Welsher, 127 N.C. App. at 525-26, 491 S.E.2d at 663-64.
    Thus, under the relevant statutory provision, the Virginia order here in question became registered upon its filing in the office of the Martin County Clerk of Court on 2 December 1998. The trial court did not have the discretion to vacate that registration unless the defendant met the burden of proving one of the defenses set out in N.C. Gen. Stat. § 52C-6-607(a). Here, it appears that defendant attempted to raise the sixth defense to enforcement, that payment had been made in whole or in part. N.C. Gen. Stat. § 52C- 6-607(a)(6). The thrust of defendant's motion was directed toward his receiving a credit for the time he was incarcerated in theState of New York, and receiving credit for additional payments of child support he contends he made.

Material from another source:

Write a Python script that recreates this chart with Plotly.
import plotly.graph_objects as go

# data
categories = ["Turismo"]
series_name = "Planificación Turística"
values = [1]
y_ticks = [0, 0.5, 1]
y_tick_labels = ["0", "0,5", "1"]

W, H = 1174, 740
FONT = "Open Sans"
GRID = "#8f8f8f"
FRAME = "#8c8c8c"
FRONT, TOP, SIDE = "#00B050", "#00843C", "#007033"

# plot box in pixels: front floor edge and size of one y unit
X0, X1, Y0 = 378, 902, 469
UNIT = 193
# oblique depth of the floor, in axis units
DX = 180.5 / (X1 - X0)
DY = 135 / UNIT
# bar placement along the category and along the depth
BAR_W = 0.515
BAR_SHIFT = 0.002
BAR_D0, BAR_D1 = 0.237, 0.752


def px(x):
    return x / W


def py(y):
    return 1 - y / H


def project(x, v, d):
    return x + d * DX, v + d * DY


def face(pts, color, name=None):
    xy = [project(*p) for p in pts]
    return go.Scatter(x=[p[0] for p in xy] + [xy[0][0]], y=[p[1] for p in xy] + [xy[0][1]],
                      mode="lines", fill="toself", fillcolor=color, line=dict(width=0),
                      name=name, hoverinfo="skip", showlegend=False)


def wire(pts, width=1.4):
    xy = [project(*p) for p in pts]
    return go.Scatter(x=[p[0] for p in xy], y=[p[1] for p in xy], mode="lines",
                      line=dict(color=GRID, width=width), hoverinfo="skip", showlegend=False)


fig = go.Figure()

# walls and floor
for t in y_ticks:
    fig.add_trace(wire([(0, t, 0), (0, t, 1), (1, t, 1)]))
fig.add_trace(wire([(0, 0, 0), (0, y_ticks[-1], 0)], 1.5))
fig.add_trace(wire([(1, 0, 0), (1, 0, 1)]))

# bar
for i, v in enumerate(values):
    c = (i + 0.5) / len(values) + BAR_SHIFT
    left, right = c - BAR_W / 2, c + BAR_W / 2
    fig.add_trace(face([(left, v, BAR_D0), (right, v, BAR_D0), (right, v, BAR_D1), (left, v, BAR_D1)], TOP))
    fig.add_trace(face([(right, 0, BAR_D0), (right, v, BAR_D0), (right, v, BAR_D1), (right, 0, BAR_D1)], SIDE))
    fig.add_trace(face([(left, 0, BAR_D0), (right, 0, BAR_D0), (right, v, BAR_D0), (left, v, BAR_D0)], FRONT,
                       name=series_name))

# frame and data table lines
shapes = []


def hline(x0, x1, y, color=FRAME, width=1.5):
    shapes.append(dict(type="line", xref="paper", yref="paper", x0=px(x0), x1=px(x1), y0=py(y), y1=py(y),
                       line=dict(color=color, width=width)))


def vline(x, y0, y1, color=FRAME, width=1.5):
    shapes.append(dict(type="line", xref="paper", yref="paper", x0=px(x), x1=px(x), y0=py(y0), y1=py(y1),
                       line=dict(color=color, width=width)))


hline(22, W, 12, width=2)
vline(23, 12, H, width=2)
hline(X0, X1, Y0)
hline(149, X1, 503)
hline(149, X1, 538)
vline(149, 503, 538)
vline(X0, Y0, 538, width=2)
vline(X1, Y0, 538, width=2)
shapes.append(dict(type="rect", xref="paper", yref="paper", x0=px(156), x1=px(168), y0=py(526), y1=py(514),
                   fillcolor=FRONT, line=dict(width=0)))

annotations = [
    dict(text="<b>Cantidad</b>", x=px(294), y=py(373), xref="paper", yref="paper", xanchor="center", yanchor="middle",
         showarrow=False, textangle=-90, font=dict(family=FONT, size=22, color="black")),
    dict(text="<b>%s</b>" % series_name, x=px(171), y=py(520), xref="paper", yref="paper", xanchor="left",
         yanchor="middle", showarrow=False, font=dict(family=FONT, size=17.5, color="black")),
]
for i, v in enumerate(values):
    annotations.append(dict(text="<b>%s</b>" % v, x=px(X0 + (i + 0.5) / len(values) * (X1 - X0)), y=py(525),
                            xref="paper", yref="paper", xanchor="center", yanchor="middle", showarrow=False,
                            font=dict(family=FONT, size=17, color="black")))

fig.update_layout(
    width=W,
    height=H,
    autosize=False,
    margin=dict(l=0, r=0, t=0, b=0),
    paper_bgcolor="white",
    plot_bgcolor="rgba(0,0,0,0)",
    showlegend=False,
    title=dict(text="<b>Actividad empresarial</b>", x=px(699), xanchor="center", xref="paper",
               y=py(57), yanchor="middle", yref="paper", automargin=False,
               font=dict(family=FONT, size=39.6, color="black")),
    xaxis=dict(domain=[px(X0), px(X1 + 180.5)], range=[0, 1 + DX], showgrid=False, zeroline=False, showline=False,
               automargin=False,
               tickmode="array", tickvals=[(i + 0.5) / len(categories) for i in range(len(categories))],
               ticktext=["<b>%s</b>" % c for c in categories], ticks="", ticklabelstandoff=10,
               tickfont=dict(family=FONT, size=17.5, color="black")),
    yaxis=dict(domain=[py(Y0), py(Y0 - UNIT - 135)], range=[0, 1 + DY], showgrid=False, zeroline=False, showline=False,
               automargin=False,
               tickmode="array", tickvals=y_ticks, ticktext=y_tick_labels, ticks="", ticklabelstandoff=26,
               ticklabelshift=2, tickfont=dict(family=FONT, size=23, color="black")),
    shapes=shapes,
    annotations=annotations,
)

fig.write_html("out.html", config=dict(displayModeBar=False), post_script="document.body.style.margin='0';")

    It is not unusual for questions about the correct amount of arrearage to be raised in these multi-state child support matters. The correct amount of arrearage can be determined in a case of this sort just as it could in a dispute arising out of a North Carolina child support order. However, the mere existence of such a dispute is not grounds for vacating a registered foreign support order, nor does it shift the statutory burden of proof to the plaintiff.

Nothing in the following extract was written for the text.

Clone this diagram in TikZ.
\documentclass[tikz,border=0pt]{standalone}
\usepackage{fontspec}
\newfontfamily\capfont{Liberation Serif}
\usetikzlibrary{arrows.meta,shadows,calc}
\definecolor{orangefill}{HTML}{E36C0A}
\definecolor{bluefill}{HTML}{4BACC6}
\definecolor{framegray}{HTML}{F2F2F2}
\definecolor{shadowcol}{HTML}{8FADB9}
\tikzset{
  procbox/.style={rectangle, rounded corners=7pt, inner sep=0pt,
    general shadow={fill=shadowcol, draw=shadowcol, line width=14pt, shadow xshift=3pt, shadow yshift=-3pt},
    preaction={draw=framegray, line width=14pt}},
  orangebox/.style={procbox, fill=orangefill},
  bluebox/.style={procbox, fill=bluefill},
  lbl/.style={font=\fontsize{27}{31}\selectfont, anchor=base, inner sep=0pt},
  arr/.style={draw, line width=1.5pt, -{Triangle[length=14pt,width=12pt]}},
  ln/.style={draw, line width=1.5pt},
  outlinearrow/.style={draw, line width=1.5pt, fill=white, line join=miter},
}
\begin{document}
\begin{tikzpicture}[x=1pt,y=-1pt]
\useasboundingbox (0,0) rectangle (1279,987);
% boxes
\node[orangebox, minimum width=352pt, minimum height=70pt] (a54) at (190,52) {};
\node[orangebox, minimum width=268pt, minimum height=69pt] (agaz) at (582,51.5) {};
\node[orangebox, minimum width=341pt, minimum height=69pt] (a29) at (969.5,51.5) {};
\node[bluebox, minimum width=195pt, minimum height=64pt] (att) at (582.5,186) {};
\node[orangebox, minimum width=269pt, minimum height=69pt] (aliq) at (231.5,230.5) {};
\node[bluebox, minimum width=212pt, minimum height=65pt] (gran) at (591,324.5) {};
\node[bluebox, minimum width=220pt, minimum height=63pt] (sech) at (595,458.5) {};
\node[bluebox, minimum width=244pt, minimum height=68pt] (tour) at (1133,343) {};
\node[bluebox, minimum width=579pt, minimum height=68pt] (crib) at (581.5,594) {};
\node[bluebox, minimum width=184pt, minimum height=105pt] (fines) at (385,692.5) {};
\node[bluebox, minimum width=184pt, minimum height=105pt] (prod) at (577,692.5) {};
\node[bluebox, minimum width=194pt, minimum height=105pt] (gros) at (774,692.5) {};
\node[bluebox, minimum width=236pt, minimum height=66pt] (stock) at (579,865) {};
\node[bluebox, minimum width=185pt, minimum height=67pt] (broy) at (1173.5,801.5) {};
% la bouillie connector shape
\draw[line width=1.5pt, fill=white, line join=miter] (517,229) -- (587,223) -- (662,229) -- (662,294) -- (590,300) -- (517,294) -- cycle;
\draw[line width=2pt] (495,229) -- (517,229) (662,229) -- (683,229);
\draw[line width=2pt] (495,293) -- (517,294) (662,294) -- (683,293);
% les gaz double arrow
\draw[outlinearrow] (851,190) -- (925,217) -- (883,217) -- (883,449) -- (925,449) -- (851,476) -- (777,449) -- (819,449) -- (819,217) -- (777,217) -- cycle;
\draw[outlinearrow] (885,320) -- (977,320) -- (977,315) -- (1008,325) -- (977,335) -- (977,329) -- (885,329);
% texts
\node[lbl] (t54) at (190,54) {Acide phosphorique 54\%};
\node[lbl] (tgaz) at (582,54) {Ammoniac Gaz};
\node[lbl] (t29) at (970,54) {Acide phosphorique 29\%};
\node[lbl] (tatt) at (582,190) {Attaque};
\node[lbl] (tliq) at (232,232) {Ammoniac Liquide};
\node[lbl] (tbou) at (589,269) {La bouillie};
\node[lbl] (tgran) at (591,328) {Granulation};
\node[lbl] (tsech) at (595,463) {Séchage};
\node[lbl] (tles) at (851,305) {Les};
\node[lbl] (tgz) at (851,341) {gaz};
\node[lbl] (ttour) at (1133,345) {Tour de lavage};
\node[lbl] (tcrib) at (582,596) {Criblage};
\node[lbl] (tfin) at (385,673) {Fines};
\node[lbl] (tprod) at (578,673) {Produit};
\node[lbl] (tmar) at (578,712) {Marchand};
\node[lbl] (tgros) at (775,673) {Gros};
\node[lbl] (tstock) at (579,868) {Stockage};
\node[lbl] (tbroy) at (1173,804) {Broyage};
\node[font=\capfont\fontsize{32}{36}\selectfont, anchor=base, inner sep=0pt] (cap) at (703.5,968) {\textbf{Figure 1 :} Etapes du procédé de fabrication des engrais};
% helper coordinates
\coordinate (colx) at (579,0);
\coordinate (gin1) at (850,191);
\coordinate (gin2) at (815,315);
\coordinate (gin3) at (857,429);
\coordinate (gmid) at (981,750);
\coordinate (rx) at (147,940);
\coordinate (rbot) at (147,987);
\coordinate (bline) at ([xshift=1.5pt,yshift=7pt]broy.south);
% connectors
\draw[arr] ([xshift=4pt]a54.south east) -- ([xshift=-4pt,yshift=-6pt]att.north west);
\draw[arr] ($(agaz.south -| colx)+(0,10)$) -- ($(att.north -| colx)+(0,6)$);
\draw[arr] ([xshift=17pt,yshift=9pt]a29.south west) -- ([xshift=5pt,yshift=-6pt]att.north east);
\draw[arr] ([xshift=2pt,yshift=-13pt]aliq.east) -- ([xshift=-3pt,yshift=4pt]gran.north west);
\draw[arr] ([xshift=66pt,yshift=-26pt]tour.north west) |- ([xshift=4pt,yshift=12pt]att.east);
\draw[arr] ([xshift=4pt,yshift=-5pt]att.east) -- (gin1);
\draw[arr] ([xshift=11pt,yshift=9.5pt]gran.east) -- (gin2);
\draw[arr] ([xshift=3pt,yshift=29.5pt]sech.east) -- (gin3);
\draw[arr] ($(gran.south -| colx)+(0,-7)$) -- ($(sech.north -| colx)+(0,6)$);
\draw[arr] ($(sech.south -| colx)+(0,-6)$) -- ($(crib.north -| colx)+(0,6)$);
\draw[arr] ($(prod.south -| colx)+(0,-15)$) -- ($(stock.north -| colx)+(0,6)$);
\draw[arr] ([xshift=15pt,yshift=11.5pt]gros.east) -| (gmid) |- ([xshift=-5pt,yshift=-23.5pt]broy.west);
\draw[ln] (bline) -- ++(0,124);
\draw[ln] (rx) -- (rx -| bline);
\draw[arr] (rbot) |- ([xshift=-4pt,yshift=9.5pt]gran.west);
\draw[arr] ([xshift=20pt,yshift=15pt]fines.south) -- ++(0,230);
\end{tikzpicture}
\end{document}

    The trial court erred in placing the burden on the plaintiff in this case to prove that the Virginia order should be registered. While there were conflicts in the evidence presented by defendant and by plaintiff, such conflicts are for the trial court to resolve; their presence does not justify or permit vacation of the prior registration.
    The order entered by the trial court purporting to deny registration of the Virginia order is reversed, and the matter is remanded for a hearing at which defendant will have the burden of demonstrating that he is entitled to credit either for his period of incarceration in New York, or for payment of his child support obligation in whole or in part.
    Reversed and remanded.
    Chief Judge EAGLES and JUDGE MARTIN concur.